April 21, 2003
BAGHDAD, Iraq -- Saddam Hussein's entourage hid out in the home of a former family bodyguard for much of the U.S.-led air war, fleeing only when a bunker-busting bomb meant for the Iraqi leader struck a block away, residents told the Associated Press on Sunday.
The accounts heightened the possibility that Hussein survived the April 7 attack.
Neighbors said they believed Hussein had stayed in the house in the well-off western Baghdad block, though none interviewed claimed to have seen him. However, Hussein's top bodyguard, Ali Nassir, and the ousted leader's cousin Gen. Ali Suleyman Abdullah al-Majid were among those seen coming and going for about 10 days. Nassir and others guarded the house until all inside fled in the hours after the U.S. bombing April 7.
"They came out in civilian clothes, in groups, and you could see the fear on their faces," said Osama al-Bidery, next-door neighbor to the high-walled compound.
The home's owner, a woman who spoke on condition of anonymity, said Baath Party officials barred her from the house during the time they commandeered it and told her to burn a general's uniform she found when she moved back in.
Hussein, fearful of assassination attempts, was known to move from private home to private home. Even before the war, he declined to spend nights in one of his palaces.
In the last hours of the U.S. entry into Baghdad, the United States unleashed bunker bombs that blew a crater 60 feet deep into a street of the Mansour neighborhood. The bombs blew at least three houses and 14 people into barely discernible bits.
U.S. authorities said at the time it would take digging and forensic work to determine whether Hussein had been inside.
The targeted houses had been on a block behind the ornate United Arab Emirates Embassy. A block away on the other side of the embassy was the house where neighbors say Hussein's camp took refuge.

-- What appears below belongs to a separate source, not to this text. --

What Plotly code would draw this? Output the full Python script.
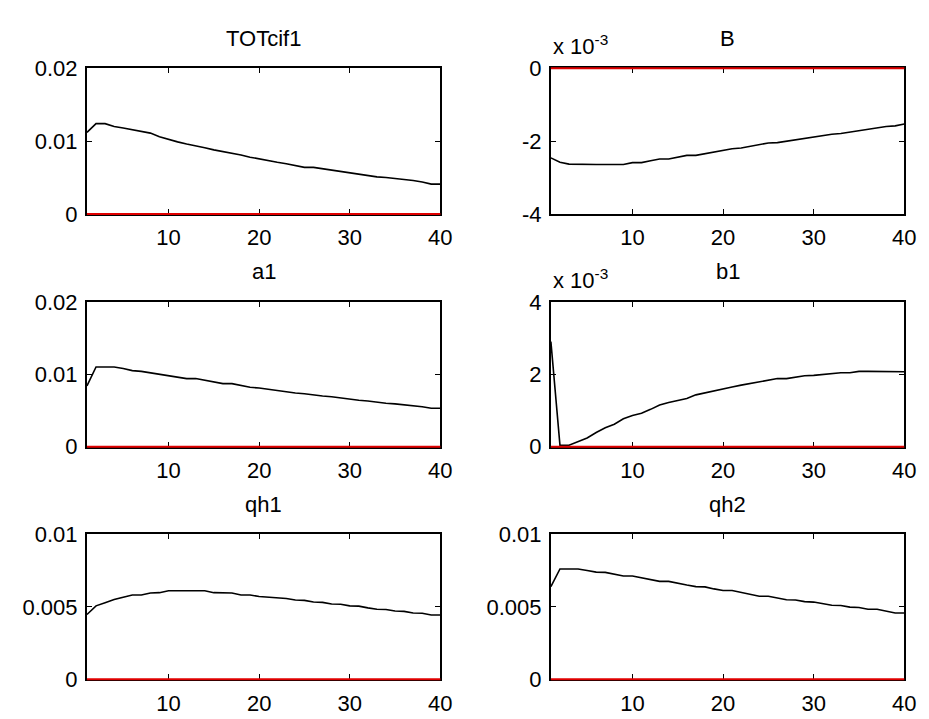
import plotly.graph_objects as go
from plotly.subplots import make_subplots

t = list(range(1, 41))

TOTcif1 = [11.2, 12.4, 12.4, 12.0, 11.8, 11.6, 11.4, 11.1, 10.6, 10.2,
           9.9, 9.6, 9.4, 9.1, 8.8, 8.6, 8.3, 8.1, 7.8, 7.6,
           7.3, 7.1, 6.9, 6.7, 6.4, 6.4, 6.2, 6.0, 5.8, 5.7,
           5.5, 5.3, 5.1, 5.0, 4.9, 4.8, 4.6, 4.4, 4.1, 4.1]
B = [-2.46, -2.58, -2.63, -2.64, -2.64, -2.64, -2.64, -2.64, -2.64, -2.59,
     -2.59, -2.54, -2.49, -2.49, -2.44, -2.39, -2.39, -2.34, -2.29, -2.24,
     -2.21, -2.19, -2.14, -2.09, -2.05, -2.04, -2.00, -1.96, -1.91, -1.88,
     -1.85, -1.81, -1.79, -1.75, -1.70, -1.67, -1.64, -1.60, -1.58, -1.53]
a1 = [8.4, 11.0, 11.0, 11.0, 10.8, 10.5, 10.4, 10.2, 10.0, 9.9,
      9.7, 9.4, 9.4, 9.2, 9.0, 8.7, 8.7, 8.4, 8.2, 8.1,
      7.9, 7.7, 7.6, 7.4, 7.3, 7.1, 7.0, 6.9, 6.7, 6.6,
      6.4, 6.3, 6.1, 6.0, 5.9, 5.8, 5.7, 5.5, 5.3, 5.3]
b1 = [2.9, 0.04, 0.04, 0.13, 0.24, 0.39, 0.52, 0.62, 0.77, 0.86,
      0.92, 1.03, 1.15, 1.22, 1.27, 1.33, 1.43, 1.49, 1.55, 1.60,
      1.65, 1.70, 1.75, 1.80, 1.84, 1.88, 1.88, 1.93, 1.96, 1.97,
      2.00, 2.02, 2.04, 2.04, 2.08, 2.08, 2.08, 2.08, 2.08, 2.07]
qh1 = [4.47, 5.07, 5.29, 5.51, 5.67, 5.82, 5.82, 5.96, 5.98, 6.11,
       6.11, 6.11, 6.11, 6.11, 5.98, 5.98, 5.96, 5.82, 5.82, 5.71,
       5.67, 5.58, 5.58, 5.47, 5.45, 5.33, 5.31, 5.20, 5.18, 5.07,
       5.05, 4.93, 4.84, 4.82, 4.71, 4.69, 4.58, 4.56, 4.44, 4.44]
qh2 = [6.40, 7.62, 7.62, 7.62, 7.51, 7.40, 7.38, 7.24, 7.13, 7.13,
       7.02, 6.89, 6.76, 6.76, 6.62, 6.51, 6.40, 6.38, 6.24, 6.13,
       6.13, 6.00, 5.87, 5.73, 5.73, 5.60, 5.49, 5.47, 5.36, 5.33,
       5.22, 5.11, 5.09, 4.98, 4.96, 4.84, 4.84, 4.73, 4.58, 4.58]

titles = ["TOTcif1", "B", "a1", "b1", "qh1", "qh2"]
series = [[v * 1e-3 for v in s] for s in (TOTcif1, B, a1, b1, qh1, qh2)]
yranges = [[0, 0.02], [-0.004, 0], [0, 0.02], [0, 0.004], [0, 0.01], [0, 0.01]]
ytickvals = [[0, 0.01, 0.02], [-0.004, -0.002, 0], [0, 0.01, 0.02],
             [0, 0.002, 0.004], [0, 0.005, 0.01], [0, 0.005, 0.01]]
yticktext = [["0", "0.01", "0.02"], ["-4", "-2", "0"], ["0", "0.01", "0.02"],
             ["0", "2", "4"], ["0", "0.005", "0.01"], ["0", "0.005", "0.01"]]
multiplier = [None, "x 10<sup>-3</sup>", None, "x 10<sup>-3</sup>", None, None]
xtickvals = [10, 20, 30, 40]

W, H = 929, 719
col_px = [(80, 438), (550, 908)]
row_px = [(50, 201), (292, 442), (533, 683)]

fig = make_subplots(rows=3, cols=2)
font = dict(family="Liberation Sans, Arial, sans-serif", size=22, color="black")

shapes = []
annotations = []
for i in range(6):
    r, c = divmod(i, 2)
    x0, x1 = col_px[c]
    y0, y1 = row_px[r]
    xd = [x0 / W, x1 / W]
    yd = [1 - y1 / H, 1 - y0 / H]
    fig.add_trace(go.Scatter(x=t, y=series[i], mode="lines",
                             line=dict(color="black", width=1.6),
                             showlegend=False, hoverinfo="skip"),
                  row=r + 1, col=c + 1)
    n = "" if i == 0 else str(i + 1)
    fig.layout["xaxis" + n].update(
        domain=xd, range=[1, 40], tickvals=xtickvals,
        ticks="inside", ticklen=5, tickwidth=1.2, tickcolor="black",
        showline=True, linecolor="black", linewidth=2, mirror="ticks",
        showgrid=False, zeroline=False, tickfont=font, layer="below traces",
        ticklabelstandoff=3)
    fig.layout["yaxis" + n].update(
        domain=yd, range=yranges[i], tickvals=ytickvals[i], ticktext=yticktext[i],
        ticks="inside", ticklen=5, tickwidth=1.2, tickcolor="black",
        showline=True, linecolor="black", linewidth=2, mirror="ticks",
        showgrid=False, zeroline=False, tickfont=font, layer="below traces",
        ticklabelstandoff=3)
    lo, hi = yranges[i]
    yz = (0 - lo) / (hi - lo)
    shapes.append(dict(type="line", xref="x%s domain" % n, yref="y%s domain" % n,
                       x0=0, x1=1, y0=yz, y1=yz, layer="above",
                       line=dict(color="#e00000", width=2)))
    annotations.append(dict(text=titles[i], xref="paper", yref="paper",
                            x=(x0 + x1) / 2 / W, y=1 - (y0 - 31) / H,
                            xanchor="center", yanchor="middle", showarrow=False,
                            font=font))
    if multiplier[i]:
        annotations.append(dict(text=multiplier[i], xref="paper", yref="paper",
                                x=x0 / W, y=1 - (y0 - 24) / H,
                                xanchor="left", yanchor="middle", showarrow=False,
                                font=font))

fig.update_layout(width=W, height=H, margin=dict(l=0, r=0, t=0, b=0),
                  paper_bgcolor="white", plot_bgcolor="white",
                  shapes=shapes, annotations=annotations, font=font)
fig.write_html("out.html")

The neighborhood housed intelligence officials and other ranking members of Hussein's regime, said al-Bidery and neighbor Falhel al-Zaidi. According to residents, Hussein had once given the house in question to one of his favorite bodyguards, an operative who was killed by Uday Hussein after they quarreled at a party, a notorious case that highlighted the eldest son's brutality.
Al-Zaidi and al-Bidery said the current homeowner worked in intelligence for Uday Hussein. But she denied working in any way for Hussein's son, saying she ran a tourism business.
People on the block spoke of the top military officials they said had moved into the ornate two-story limestone residence, saying the squatters barred neighbors from approaching the house.
Residents said they resented the new occupants, fearing they and their frequent use of the trademark white SUVs of Hussein's regime would draw U.S. attack, they said. "Every 5 meters (about 16 feet) you stepped, there was a truck with guns," al-Zaidi said.
Neighbors cited secondhand reports from others in the two blocks around the house who said they had seen Hussein and son Qusay. The people who supposedly had claimed to see the two were not home Sunday.
Asked for the latest information on whether Hussein is alive, President Bush said Sunday that it was more important that Hussein no longer is in power. But he added: "If he is alive, I would suggest he not pop his head up."